Ils devraient immédiatement être libérés. Et puis un jour, je reçois la visite d’un gars dont je connaissais très bien les parents, accompagné d’un ami français. Je me rends compte qu’ils étaient plus que des amis et je les mets en garde contre les dangers d’être homosexuels au Cameroun, que l’homosexualité était une infraction. Et en même temps, je me suis interrogée en me disant : mais je suis une rabat-joie qui préférait mettre en garde plutôt que de changer les choses. C’est là que j’ai commencé le combat.
 
On peut assister à un changement aujourd’hui ?
Alice Nkom : Bien sûr, un grand changement, car pour moi c’est un combat des droits de l’homme et cela ne devrait pas se trouver dans le Code pénal du Cameroun. J’ai donc monté une association et j’ai déboursé de ma poche pour mettre l’avocate que je suis au service de cette cause.

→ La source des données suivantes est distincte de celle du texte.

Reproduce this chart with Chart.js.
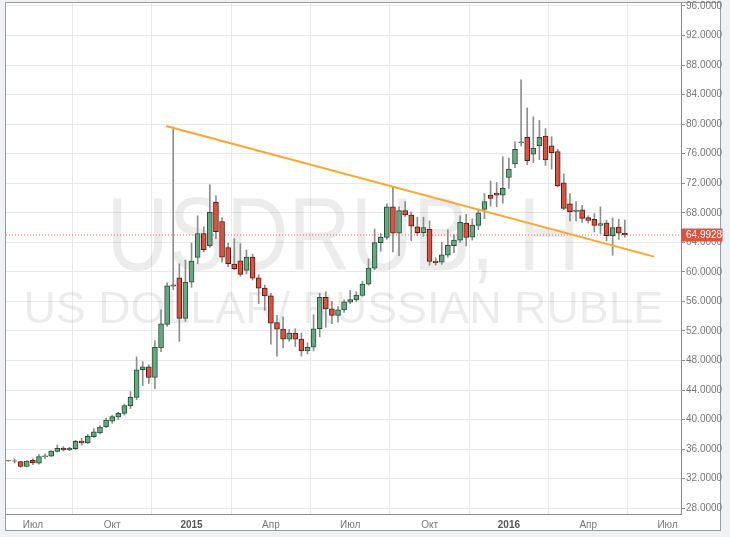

L’association s’appelle Défense de l’homosexualité, sachant qu’une telle association serait mal reçue. Il fallait que l’association, pour être légale, soit autorisée et le préfet avait deux mois pour l’accepter ou l’interdire, car elle pouvait constituer un trouble à l’ordre public et une atteinte aux bonnes mœurs. Mais je n’ai pas attendu deux mois et j’ai demandé à rencontrer le préfet. Je suis arrivée dans son bureau avec la Constitution sous le bras et lui ai dit à peu près ceci : que l’homosexualité n’était pas un délit, mais au contraire qu’elle devait être soumise au régime de la protection, et ce, au plus niveau de l’État. Il y a un changement, car aujourd’hui des personnes homosexuelles et transsexuelles inculpées
peuvent être correctement défendues, ce qui n’était pas le cas il y a 20 ans et, dans la plupart des cas, ces personnes sont relaxées. Mais dans les premières années, j’ai été menacée, on me lançait des pierres, je recevais des lettres de menace et parfois je devais engager des « gros bras » pour me protéger quand je me rendais dans un tribunal. Ce n’est plus le cas aujourd’hui.